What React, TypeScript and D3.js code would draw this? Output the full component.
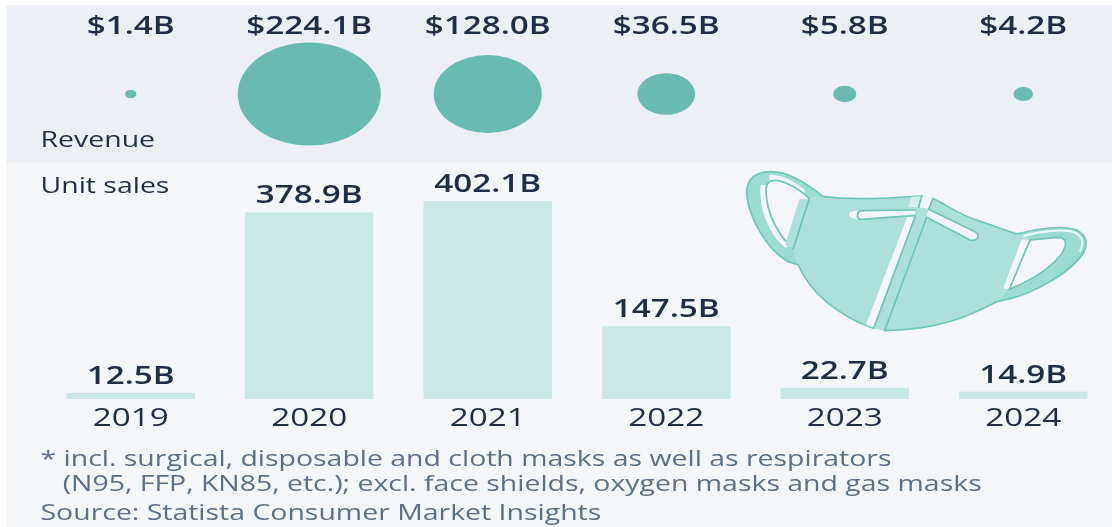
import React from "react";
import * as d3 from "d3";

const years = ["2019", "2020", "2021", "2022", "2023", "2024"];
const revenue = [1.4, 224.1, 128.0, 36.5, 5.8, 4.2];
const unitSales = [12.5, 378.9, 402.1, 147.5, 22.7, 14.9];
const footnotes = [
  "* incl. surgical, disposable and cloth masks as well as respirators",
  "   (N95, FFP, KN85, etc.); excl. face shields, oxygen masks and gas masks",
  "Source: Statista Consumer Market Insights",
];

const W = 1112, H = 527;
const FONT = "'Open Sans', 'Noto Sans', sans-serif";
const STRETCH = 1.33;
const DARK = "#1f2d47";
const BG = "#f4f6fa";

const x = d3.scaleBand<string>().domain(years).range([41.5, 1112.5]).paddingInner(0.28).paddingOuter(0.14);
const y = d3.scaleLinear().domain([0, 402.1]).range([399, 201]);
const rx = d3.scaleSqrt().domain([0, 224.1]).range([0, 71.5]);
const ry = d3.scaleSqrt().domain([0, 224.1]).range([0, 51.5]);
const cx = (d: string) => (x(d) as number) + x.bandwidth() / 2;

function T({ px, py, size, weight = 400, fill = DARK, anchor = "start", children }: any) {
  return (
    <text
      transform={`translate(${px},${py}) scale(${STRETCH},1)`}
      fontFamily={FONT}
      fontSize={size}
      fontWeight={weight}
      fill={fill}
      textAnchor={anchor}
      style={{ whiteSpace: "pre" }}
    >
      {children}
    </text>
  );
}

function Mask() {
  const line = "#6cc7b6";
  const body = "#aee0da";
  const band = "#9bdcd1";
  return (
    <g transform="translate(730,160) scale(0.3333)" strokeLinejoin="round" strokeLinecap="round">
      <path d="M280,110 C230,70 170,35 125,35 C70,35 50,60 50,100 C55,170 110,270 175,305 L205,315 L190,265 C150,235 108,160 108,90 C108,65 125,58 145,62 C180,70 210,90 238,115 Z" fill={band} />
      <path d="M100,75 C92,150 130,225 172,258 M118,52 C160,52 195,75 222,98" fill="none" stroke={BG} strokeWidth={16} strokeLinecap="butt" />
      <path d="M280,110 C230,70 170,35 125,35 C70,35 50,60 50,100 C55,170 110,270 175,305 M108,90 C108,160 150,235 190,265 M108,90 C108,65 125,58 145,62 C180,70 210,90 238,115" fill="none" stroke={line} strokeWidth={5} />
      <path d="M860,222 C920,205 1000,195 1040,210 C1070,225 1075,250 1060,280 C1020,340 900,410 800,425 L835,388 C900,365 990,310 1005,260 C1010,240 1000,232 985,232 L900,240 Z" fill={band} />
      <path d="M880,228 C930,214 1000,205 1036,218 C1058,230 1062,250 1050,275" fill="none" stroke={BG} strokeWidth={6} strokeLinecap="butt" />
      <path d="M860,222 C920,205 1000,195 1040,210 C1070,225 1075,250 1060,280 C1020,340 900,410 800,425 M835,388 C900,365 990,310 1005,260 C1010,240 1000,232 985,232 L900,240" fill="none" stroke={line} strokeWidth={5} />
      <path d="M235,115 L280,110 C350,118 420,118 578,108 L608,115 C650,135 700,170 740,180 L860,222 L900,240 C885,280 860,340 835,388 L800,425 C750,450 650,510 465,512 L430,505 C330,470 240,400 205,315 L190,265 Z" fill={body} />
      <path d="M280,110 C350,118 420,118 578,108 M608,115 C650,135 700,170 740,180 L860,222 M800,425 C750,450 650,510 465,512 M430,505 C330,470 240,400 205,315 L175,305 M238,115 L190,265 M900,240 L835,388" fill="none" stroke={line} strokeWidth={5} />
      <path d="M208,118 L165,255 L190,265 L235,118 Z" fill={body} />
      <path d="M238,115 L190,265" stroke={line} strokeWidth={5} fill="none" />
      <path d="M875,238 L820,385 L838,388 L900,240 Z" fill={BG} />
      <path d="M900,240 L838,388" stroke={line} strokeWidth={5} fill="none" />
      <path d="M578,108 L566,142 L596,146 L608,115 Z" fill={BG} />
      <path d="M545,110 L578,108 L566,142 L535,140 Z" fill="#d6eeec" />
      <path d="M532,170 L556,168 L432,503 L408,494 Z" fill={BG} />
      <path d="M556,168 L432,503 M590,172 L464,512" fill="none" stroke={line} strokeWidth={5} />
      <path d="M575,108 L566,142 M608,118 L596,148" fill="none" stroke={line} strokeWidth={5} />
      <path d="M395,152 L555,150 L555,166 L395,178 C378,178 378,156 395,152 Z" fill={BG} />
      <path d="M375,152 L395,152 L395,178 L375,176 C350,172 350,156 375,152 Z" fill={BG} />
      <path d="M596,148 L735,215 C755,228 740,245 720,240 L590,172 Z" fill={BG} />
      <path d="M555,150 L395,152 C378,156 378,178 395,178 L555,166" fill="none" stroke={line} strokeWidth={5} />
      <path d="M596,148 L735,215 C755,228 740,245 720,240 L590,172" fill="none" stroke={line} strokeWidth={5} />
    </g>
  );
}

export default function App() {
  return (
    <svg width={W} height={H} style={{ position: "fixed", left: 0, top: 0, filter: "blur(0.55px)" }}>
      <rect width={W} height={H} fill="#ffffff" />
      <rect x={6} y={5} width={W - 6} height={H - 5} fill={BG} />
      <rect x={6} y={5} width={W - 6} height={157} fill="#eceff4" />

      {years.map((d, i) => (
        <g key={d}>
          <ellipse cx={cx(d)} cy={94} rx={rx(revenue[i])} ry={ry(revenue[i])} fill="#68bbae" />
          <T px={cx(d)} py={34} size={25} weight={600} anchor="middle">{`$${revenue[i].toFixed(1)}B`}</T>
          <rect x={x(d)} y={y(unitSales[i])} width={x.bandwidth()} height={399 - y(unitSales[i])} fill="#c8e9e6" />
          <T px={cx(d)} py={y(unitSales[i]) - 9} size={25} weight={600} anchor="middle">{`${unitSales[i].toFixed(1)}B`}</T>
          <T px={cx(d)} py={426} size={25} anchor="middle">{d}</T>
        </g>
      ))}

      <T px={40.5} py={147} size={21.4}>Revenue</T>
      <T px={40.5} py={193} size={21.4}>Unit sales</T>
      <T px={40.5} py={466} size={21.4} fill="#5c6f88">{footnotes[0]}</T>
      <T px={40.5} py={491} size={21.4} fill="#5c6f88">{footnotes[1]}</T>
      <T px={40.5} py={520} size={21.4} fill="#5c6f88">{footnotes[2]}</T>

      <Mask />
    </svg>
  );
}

==

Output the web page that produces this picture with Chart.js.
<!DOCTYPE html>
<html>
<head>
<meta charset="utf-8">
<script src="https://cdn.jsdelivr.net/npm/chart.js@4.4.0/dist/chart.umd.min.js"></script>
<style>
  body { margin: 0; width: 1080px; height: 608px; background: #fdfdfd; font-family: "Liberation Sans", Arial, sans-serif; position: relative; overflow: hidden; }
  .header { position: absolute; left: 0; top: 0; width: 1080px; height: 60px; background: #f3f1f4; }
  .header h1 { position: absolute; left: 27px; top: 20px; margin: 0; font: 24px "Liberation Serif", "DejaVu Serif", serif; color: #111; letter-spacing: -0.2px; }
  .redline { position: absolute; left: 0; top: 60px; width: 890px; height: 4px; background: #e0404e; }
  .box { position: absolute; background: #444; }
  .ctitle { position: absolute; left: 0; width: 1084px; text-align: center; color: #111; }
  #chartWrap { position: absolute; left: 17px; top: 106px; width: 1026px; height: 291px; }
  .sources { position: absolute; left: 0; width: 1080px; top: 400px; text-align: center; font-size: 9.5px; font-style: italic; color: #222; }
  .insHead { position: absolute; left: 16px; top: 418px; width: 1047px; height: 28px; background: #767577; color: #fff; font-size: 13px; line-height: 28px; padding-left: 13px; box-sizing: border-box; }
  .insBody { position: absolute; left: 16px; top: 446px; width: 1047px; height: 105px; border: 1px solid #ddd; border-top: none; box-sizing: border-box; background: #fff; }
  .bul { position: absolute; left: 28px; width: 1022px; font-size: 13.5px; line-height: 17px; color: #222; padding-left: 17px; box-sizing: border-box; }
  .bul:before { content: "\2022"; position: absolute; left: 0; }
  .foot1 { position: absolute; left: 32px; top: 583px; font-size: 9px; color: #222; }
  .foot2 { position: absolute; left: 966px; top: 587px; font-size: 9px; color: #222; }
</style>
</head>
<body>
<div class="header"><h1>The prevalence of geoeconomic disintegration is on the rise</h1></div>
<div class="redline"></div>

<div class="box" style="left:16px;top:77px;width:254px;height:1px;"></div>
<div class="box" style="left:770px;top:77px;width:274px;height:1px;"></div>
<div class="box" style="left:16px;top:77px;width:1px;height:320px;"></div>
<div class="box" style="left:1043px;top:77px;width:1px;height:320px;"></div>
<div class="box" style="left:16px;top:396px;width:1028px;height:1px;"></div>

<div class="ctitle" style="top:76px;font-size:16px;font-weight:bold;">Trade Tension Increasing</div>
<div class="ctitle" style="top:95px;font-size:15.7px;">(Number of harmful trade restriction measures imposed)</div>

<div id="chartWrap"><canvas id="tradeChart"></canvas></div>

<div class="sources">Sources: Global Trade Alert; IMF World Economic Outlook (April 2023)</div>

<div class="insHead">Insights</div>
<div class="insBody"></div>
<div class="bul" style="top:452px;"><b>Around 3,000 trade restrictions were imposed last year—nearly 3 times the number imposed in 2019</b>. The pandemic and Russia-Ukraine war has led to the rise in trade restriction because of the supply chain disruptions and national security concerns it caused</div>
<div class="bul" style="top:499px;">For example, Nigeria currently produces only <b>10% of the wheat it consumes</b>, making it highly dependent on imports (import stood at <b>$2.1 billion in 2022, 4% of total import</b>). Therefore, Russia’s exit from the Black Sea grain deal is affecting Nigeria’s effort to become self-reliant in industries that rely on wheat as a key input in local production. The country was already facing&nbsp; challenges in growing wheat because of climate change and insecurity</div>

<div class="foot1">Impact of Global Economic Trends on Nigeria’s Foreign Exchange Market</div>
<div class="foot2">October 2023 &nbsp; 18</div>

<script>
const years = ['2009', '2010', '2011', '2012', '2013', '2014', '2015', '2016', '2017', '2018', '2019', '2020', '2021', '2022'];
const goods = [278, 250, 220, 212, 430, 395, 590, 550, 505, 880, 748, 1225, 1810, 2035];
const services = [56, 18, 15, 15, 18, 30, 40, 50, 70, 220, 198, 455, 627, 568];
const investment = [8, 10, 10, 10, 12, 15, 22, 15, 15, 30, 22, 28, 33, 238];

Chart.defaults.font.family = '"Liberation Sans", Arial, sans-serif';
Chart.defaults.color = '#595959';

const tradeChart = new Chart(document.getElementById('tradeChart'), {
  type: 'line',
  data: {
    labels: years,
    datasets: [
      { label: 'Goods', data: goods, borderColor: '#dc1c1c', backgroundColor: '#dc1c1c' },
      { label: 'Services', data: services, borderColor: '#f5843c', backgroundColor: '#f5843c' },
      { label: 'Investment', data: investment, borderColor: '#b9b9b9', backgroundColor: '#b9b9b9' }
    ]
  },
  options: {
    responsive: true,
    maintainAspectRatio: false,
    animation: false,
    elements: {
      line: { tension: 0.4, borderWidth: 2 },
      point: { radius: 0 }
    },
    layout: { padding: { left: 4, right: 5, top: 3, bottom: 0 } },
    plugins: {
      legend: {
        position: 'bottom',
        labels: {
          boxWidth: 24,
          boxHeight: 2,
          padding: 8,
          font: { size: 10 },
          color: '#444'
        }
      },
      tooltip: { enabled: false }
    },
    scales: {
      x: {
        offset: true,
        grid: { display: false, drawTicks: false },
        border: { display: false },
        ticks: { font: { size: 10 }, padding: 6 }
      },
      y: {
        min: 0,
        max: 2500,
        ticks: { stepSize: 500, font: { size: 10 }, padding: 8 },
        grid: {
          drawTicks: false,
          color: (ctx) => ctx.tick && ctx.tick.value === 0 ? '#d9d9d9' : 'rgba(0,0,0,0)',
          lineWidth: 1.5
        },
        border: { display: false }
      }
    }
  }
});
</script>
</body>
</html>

* * *

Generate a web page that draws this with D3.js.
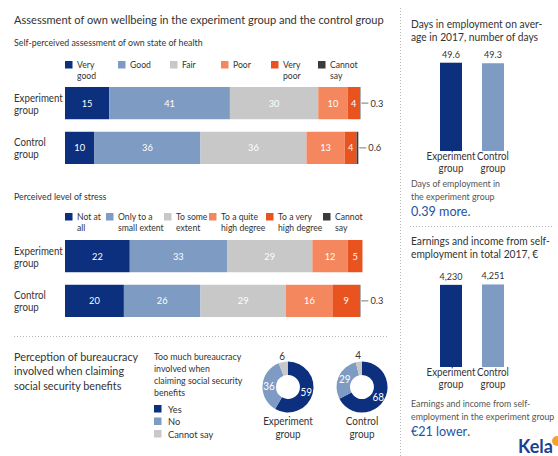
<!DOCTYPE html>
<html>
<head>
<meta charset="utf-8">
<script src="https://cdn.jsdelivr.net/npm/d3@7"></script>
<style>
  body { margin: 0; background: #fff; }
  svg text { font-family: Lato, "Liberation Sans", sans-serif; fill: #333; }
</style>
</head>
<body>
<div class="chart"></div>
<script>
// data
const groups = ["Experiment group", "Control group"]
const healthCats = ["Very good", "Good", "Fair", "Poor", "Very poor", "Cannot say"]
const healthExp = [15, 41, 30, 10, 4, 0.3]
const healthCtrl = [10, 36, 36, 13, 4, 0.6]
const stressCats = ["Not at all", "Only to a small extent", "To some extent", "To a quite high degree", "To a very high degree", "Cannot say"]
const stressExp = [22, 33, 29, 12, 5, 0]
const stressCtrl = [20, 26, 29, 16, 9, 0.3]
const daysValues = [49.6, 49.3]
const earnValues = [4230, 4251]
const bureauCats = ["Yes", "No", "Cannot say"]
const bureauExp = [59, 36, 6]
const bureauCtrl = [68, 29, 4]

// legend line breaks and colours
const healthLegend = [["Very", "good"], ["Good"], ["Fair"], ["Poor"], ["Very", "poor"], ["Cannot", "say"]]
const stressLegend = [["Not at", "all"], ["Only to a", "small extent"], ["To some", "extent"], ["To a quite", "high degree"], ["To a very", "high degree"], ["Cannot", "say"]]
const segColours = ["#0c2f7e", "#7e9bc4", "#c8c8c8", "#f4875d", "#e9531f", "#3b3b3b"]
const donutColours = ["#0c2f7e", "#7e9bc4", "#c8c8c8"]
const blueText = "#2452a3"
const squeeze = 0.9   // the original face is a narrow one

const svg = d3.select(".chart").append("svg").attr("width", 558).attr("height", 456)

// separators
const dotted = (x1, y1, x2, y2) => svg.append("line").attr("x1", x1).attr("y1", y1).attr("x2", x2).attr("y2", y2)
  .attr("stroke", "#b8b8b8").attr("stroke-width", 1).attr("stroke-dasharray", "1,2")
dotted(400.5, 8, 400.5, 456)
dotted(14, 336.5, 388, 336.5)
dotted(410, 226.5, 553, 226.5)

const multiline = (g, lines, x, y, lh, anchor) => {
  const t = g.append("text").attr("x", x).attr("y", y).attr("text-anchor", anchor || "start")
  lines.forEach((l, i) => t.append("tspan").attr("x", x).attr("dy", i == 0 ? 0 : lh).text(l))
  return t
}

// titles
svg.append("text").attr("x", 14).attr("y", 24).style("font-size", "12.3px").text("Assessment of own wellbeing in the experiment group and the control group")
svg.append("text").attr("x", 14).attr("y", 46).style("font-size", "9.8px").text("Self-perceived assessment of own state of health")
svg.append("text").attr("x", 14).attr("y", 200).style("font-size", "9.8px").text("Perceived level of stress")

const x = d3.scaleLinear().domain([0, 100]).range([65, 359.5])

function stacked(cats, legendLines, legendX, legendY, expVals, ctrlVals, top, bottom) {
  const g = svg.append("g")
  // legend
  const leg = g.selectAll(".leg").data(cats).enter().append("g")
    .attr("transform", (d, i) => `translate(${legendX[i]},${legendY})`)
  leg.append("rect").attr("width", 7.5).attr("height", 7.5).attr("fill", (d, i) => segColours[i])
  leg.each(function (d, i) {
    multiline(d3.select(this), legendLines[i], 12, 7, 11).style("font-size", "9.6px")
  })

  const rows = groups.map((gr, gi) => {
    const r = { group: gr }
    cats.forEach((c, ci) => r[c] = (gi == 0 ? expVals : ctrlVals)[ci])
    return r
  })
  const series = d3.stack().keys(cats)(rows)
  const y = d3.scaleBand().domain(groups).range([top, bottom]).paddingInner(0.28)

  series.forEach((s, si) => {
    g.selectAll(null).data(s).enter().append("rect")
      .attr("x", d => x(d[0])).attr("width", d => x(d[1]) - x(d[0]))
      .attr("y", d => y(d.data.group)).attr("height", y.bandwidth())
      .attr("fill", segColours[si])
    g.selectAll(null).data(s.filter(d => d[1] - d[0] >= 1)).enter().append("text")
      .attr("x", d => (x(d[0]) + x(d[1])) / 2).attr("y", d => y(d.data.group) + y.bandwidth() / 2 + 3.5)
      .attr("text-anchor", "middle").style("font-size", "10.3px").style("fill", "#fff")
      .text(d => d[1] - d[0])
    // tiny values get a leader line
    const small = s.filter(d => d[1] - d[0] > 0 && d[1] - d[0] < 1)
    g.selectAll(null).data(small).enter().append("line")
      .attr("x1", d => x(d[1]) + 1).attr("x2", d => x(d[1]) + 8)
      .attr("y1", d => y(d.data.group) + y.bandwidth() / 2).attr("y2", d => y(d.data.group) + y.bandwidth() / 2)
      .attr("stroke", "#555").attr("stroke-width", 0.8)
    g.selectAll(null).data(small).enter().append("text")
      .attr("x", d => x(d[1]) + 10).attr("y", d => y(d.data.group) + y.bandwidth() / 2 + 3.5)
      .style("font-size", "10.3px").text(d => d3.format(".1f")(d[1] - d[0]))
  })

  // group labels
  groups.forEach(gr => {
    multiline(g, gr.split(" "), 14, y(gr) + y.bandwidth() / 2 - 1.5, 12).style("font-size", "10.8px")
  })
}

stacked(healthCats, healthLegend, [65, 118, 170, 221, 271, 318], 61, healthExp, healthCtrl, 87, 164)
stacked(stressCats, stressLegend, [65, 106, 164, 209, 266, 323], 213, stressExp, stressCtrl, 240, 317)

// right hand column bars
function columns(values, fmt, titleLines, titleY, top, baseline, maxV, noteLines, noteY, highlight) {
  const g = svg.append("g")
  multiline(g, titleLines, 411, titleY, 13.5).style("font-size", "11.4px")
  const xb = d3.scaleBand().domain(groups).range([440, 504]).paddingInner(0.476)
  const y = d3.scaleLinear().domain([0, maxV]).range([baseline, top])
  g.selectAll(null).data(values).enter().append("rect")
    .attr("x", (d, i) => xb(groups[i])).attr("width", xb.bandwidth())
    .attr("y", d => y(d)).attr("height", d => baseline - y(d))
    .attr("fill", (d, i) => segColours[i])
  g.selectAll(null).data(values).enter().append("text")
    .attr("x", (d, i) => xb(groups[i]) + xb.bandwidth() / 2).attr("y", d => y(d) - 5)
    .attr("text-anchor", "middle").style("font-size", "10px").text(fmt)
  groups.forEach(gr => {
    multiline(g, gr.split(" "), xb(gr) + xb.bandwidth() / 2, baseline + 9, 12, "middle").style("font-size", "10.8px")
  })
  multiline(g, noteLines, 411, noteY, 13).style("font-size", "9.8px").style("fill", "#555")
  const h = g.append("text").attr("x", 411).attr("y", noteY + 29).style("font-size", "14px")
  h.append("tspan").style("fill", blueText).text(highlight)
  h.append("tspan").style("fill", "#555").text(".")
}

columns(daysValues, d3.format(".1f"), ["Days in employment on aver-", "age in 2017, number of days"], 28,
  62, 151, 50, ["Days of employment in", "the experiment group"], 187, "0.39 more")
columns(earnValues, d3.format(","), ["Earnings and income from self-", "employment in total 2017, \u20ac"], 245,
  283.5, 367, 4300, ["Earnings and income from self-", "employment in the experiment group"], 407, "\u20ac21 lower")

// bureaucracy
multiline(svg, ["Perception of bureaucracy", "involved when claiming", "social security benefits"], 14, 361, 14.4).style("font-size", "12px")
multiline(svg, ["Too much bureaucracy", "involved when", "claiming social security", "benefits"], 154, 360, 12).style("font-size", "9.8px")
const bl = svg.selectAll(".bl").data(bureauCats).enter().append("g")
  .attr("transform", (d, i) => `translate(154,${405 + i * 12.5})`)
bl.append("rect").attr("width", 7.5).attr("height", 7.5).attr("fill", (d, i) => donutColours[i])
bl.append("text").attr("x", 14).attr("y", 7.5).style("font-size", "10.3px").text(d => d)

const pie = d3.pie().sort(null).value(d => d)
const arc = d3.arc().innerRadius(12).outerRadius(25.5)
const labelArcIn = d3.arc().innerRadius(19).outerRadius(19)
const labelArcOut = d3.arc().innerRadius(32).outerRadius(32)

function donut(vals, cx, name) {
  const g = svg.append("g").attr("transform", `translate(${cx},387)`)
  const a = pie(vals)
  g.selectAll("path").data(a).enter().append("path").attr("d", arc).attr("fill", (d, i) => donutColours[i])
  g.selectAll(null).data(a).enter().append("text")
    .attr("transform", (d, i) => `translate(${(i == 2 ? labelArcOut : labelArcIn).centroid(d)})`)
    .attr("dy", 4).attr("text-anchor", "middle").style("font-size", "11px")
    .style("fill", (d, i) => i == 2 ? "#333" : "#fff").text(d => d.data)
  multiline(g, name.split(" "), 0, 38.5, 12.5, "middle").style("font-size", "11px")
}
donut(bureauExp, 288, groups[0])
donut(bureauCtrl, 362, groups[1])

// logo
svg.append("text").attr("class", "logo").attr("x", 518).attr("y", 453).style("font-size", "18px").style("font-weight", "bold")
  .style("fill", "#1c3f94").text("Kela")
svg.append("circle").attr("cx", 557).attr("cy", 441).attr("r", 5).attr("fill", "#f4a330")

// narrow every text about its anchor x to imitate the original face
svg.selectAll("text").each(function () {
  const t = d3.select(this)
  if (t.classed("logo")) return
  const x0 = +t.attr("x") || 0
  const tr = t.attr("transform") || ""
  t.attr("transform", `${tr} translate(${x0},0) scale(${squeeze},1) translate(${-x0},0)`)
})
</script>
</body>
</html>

Task directions: Reproduce exactly the run of lines beginning with the one that contains "Generate a web" and ending with the one that contains "const bureauCtrl = [68, 29, 4]". Do not include pictures.

Answer to the task:
Generate a web page that draws this with D3.js.
<!DOCTYPE html>
<html>
<head>
<meta charset="utf-8">
<script src="https://cdn.jsdelivr.net/npm/d3@7"></script>
<style>
  body { margin: 0; background: #fff; }
  svg text { font-family: Lato, "Liberation Sans", sans-serif; fill: #333; }
</style>
</head>
<body>
<div class="chart"></div>
<script>
// data
const groups = ["Experiment group", "Control group"]
const healthCats = ["Very good", "Good", "Fair", "Poor", "Very poor", "Cannot say"]
const healthExp = [15, 41, 30, 10, 4, 0.3]
const healthCtrl = [10, 36, 36, 13, 4, 0.6]
const stressCats = ["Not at all", "Only to a small extent", "To some extent", "To a quite high degree", "To a very high degree", "Cannot say"]
const stressExp = [22, 33, 29, 12, 5, 0]
const stressCtrl = [20, 26, 29, 16, 9, 0.3]
const daysValues = [49.6, 49.3]
const earnValues = [4230, 4251]
const bureauCats = ["Yes", "No", "Cannot say"]
const bureauExp = [59, 36, 6]
const bureauCtrl = [68, 29, 4]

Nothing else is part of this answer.